U.K. Chareidi Schools Rated High for ‘Progress’

LONDON -

A chareidi school in London judged “inadequate” by Ofsted, has been found to be one of the top 20 maintained secondary schools in the country, by a government performance measure known as “Progress 8.”

Yesodey Hatorah Secondary Girls’ School in Stamford Hill was handed a controversial ‘inadequate’ Ofsted result earlier this year when it was found among other things, to be providing a “narrow curriculum” with a “not good enough” quality of teaching.

“Progress 8” is used to evaluate how well pupils perform at GCSE, compared to expectations when they entered secondary school. It measures a student’s performance across eight subjects, with double weighting given to English. Yesodey Hatorah came 17th among 6,530 maintained secondary schools and academies in the U.K., and is in the top league for raising outcomes for pupils – despite Ofsted’s conclusion that “outcome for pupils requires improvement.”

Rabbi Avrohom Pinter, Principal of Yesodey Hatorah Secondary Girls’ School, said, “This is a spectacular achievement for our hard-working students, dedicated and talented staff, and the community as a whole.” He added, “I would like to pay tribute to every member of the faculty for their vision in educating the young women of the future.”

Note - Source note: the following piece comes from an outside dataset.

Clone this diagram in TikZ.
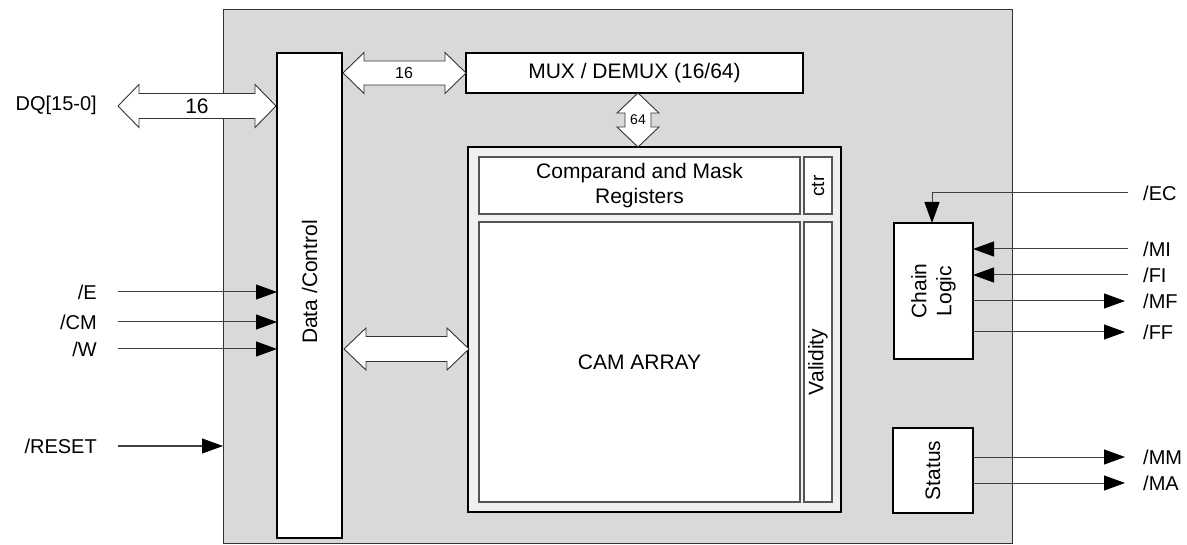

According to school leaders, the high ranking is not surprising considering that students’ achievement is clearly exceedingly high on a regular basis. In 2006 the school was rated “outstanding” by Ofsted.

The DfE Progress 8 data brought good news not only for Yesodey HaTorah, but for the chareidi community at large. Menorah High School in NW London was ranked as number 6 on the list, and Beis Yaakov High School in Salford came in 15th.

Chinuch U.K. is in dialogue with Ofsted to look at how the inspection of chareidi schools can be improved. Chairman David Landau said, “At an event attended by a number of chareidi school leaders in July, Ofsted acknowledged that they have got it wrong in the past and want to do better in the future.”

Some of the areas being considered are training for Ofsted inspectors about the chareidi way of life, and how inspectors can engage appropriately with chareidi pupils. He added, “There is also work for our mosdos to ensure that they present themselves at inspection in the best possible light.”

Last week’s Chinuch U.K. events in London attracted over 100 school leaders, with further events in Manchester and Gateshead to follow.